Work required ▸ Omit all pictures. Copy the rest of the material exactly.

** start of Provided material **

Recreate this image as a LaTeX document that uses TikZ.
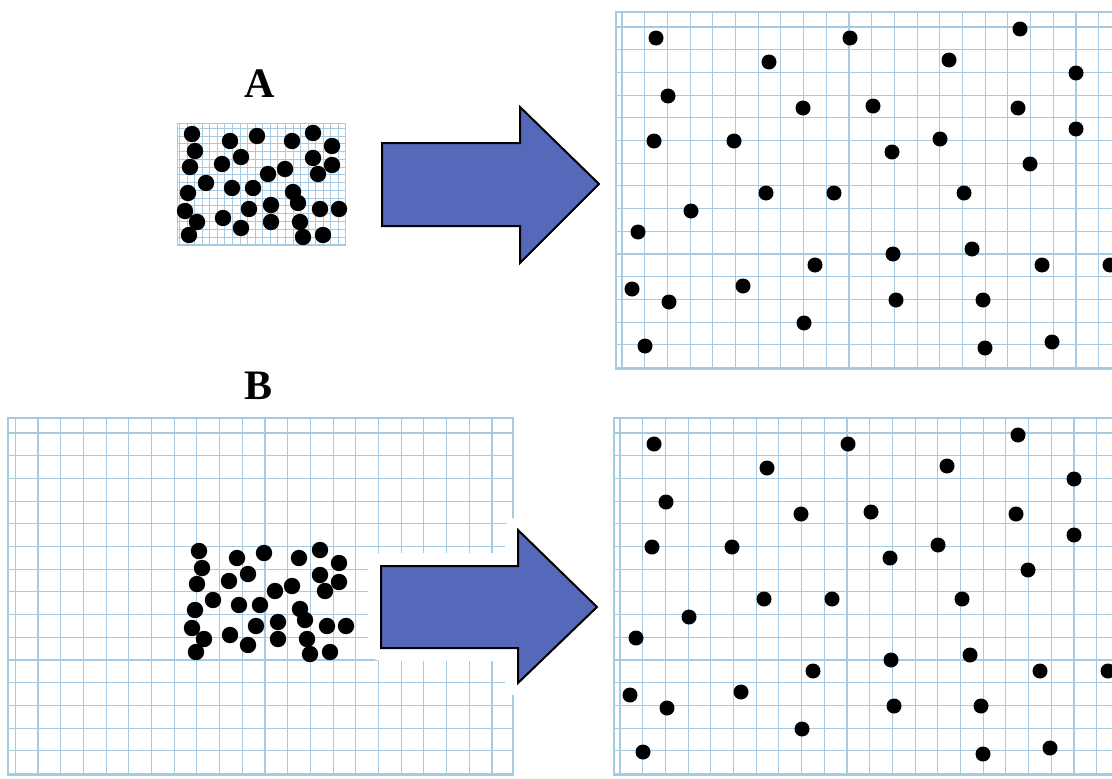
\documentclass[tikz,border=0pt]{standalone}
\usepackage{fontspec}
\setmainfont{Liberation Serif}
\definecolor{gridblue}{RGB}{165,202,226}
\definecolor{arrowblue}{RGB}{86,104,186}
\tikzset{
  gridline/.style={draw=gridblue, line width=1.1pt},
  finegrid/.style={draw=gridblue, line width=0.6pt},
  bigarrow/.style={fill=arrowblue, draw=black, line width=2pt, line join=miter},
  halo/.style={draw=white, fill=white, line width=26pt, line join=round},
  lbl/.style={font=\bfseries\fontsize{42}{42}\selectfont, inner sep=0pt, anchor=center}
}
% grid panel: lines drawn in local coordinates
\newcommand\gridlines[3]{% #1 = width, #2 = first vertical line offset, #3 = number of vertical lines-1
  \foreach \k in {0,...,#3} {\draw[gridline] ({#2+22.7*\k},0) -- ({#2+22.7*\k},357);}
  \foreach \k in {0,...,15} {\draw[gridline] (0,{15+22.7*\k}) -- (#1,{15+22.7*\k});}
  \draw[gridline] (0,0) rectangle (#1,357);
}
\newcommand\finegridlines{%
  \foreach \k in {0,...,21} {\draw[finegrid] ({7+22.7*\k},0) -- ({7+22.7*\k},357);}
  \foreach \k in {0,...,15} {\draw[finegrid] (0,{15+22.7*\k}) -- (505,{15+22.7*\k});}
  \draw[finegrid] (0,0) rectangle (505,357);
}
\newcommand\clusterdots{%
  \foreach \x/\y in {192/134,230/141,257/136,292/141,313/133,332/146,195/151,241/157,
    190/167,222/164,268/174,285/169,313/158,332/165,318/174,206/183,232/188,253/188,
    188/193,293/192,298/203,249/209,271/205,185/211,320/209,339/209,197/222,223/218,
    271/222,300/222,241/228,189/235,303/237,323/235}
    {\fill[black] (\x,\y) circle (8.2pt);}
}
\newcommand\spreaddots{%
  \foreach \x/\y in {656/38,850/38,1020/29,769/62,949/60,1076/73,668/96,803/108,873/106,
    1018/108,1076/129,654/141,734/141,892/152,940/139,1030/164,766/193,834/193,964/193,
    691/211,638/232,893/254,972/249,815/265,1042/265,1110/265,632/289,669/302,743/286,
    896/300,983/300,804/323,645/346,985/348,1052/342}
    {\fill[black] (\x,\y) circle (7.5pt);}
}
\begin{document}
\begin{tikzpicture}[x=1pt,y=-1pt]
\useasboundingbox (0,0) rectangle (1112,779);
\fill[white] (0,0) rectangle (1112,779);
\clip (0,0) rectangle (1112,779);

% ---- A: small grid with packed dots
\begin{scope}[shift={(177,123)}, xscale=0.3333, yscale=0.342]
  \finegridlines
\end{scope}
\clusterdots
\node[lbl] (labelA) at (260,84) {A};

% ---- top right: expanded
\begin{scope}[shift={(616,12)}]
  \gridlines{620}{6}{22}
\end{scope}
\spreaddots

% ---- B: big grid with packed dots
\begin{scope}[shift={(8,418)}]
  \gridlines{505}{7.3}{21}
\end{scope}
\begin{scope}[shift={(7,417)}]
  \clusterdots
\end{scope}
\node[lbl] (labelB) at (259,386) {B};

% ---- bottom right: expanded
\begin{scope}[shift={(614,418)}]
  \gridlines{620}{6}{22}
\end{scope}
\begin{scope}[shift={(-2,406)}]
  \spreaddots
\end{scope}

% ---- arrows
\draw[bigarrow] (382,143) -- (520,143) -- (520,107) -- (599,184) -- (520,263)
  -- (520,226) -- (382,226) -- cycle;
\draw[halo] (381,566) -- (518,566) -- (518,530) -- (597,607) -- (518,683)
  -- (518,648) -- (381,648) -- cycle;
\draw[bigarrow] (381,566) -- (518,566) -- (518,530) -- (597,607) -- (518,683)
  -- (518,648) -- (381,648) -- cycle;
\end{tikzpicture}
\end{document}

** end of Provided material **

Correct output ▸
Recreate this image as a LaTeX document that uses TikZ.
\documentclass[tikz,border=0pt]{standalone}
\usepackage{fontspec}
\setmainfont{Liberation Serif}
\definecolor{gridblue}{RGB}{165,202,226}
\definecolor{arrowblue}{RGB}{86,104,186}
\tikzset{
  gridline/.style={draw=gridblue, line width=1.1pt},
  finegrid/.style={draw=gridblue, line width=0.6pt},
  bigarrow/.style={fill=arrowblue, draw=black, line width=2pt, line join=miter},
  halo/.style={draw=white, fill=white, line width=26pt, line join=round},
  lbl/.style={font=\bfseries\fontsize{42}{42}\selectfont, inner sep=0pt, anchor=center}
}
% grid panel: lines drawn in local coordinates
\newcommand\gridlines[3]{% #1 = width, #2 = first vertical line offset, #3 = number of vertical lines-1
  \foreach \k in {0,...,#3} {\draw[gridline] ({#2+22.7*\k},0) -- ({#2+22.7*\k},357);}
  \foreach \k in {0,...,15} {\draw[gridline] (0,{15+22.7*\k}) -- (#1,{15+22.7*\k});}
  \draw[gridline] (0,0) rectangle (#1,357);
}
\newcommand\finegridlines{%
  \foreach \k in {0,...,21} {\draw[finegrid] ({7+22.7*\k},0) -- ({7+22.7*\k},357);}
  \foreach \k in {0,...,15} {\draw[finegrid] (0,{15+22.7*\k}) -- (505,{15+22.7*\k});}
  \draw[finegrid] (0,0) rectangle (505,357);
}
\newcommand\clusterdots{%
  \foreach \x/\y in {192/134,230/141,257/136,292/141,313/133,332/146,195/151,241/157,
    190/167,222/164,268/174,285/169,313/158,332/165,318/174,206/183,232/188,253/188,
    188/193,293/192,298/203,249/209,271/205,185/211,320/209,339/209,197/222,223/218,
    271/222,300/222,241/228,189/235,303/237,323/235}
    {\fill[black] (\x,\y) circle (8.2pt);}
}
\newcommand\spreaddots{%
  \foreach \x/\y in {656/38,850/38,1020/29,769/62,949/60,1076/73,668/96,803/108,873/106,
    1018/108,1076/129,654/141,734/141,892/152,940/139,1030/164,766/193,834/193,964/193,
    691/211,638/232,893/254,972/249,815/265,1042/265,1110/265,632/289,669/302,743/286,
    896/300,983/300,804/323,645/346,985/348,1052/342}
    {\fill[black] (\x,\y) circle (7.5pt);}
}
\begin{document}
\begin{tikzpicture}[x=1pt,y=-1pt]
\useasboundingbox (0,0) rectangle (1112,779);
\fill[white] (0,0) rectangle (1112,779);
\clip (0,0) rectangle (1112,779);

% ---- A: small grid with packed dots
\begin{scope}[shift={(177,123)}, xscale=0.3333, yscale=0.342]
  \finegridlines
\end{scope}
\clusterdots
\node[lbl] (labelA) at (260,84) {A};

% ---- top right: expanded
\begin{scope}[shift={(616,12)}]
  \gridlines{620}{6}{22}
\end{scope}
\spreaddots

% ---- B: big grid with packed dots
\begin{scope}[shift={(8,418)}]
  \gridlines{505}{7.3}{21}
\end{scope}
\begin{scope}[shift={(7,417)}]
  \clusterdots
\end{scope}
\node[lbl] (labelB) at (259,386) {B};

% ---- bottom right: expanded
\begin{scope}[shift={(614,418)}]
  \gridlines{620}{6}{22}
\end{scope}
\begin{scope}[shift={(-2,406)}]
  \spreaddots
\end{scope}

% ---- arrows
\draw[bigarrow] (382,143) -- (520,143) -- (520,107) -- (599,184) -- (520,263)
  -- (520,226) -- (382,226) -- cycle;
\draw[halo] (381,566) -- (518,566) -- (518,530) -- (597,607) -- (518,683)
  -- (518,648) -- (381,648) -- cycle;
\draw[bigarrow] (381,566) -- (518,566) -- (518,530) -- (597,607) -- (518,683)
  -- (518,648) -- (381,648) -- cycle;
\end{tikzpicture}
\end{document}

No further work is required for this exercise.